Posing unanswerable questions can discredit child witnesses by showing that they do not understand what is being asked. Hughes and Grieve (1980, in Waterman 2000), found that when presented with bizarre questions children invariably respond, often giving false testimony. Children’s metacognitive skills are relatively undeveloped leaving them generally unaware when they do not understand a question, Williams and Banyard (1999). The lawyer could also introduce a stereotype of his defendant to help skew the child's memory. This was explained and shown to be successful by Ceci and Bruck (1995) in the case of ‘Sam Stone’, where children where induced to fabricate events.
Children perceive lawyers as extremely authoritative figures; this should be exploited and emphasized. Children are sensitive to the status and power of their interviewers and thus willingly comply with their agenda. Toby and Goodman (1992) emphasise the importance of making this superiority known, if children feel intimidated, they are more likely to make greater inaccuracies, Williams and Banyard (1999). Bottoms et al (1991 cited in Williams and Banyard,1999) found that even if a child had adequately stored and easily accessible memories an uncomfortable situation causes them to withhold salient details. So as far, as is ethically possible the lawyer should make the witnesses time in court stressful. The lawyer can exploit the presence of ‘accommodation syndrome’; a child’s desire to be liked by those in authority. Thus it is initially important to establish a relationship based on trust and to use simple language the child can understand, which leads to easier implantation of suggestions into children's minds, Thompson (1993).
Despite suggestions that simple language should be used, there is much evidence supporting the use of complex legal terminology. Perry et al. (1995) found that ‘lawyerese’ language makes children’s responses less accurate and Saywitz (1990) found that children rarely understood words such as ‘competence’ and ‘allegation’ (Waterman,2000). Thus, the lawyer should make a specific assessment about the language needed. Moreover to ensure he pays attention to any non-verbal cues and the voice tone used as these are highly influential, Thompson (1993).

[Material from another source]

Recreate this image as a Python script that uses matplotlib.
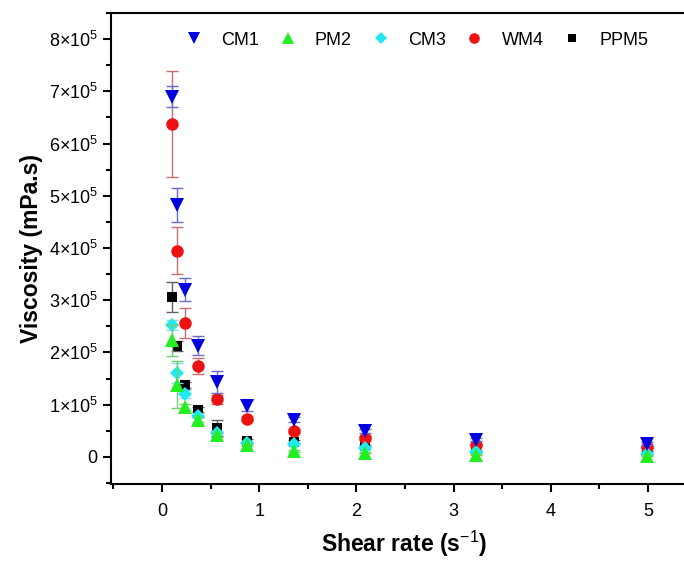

It is clear that through effective cross examination, ‘with skilful attention to well posed and carefully presented questions’ a child can be shown not to have credible evidence to present in court, Thompson (1993). Children's suggestibility can easily be undermined. Furthermore, cases are often decided on the basis of children’s comparative credibility, and thus using thorough knowledge of the situation in hand the defence lawyer can easily achieve his aim of making the child look incredible, and hopefully winning hid defendants case in court.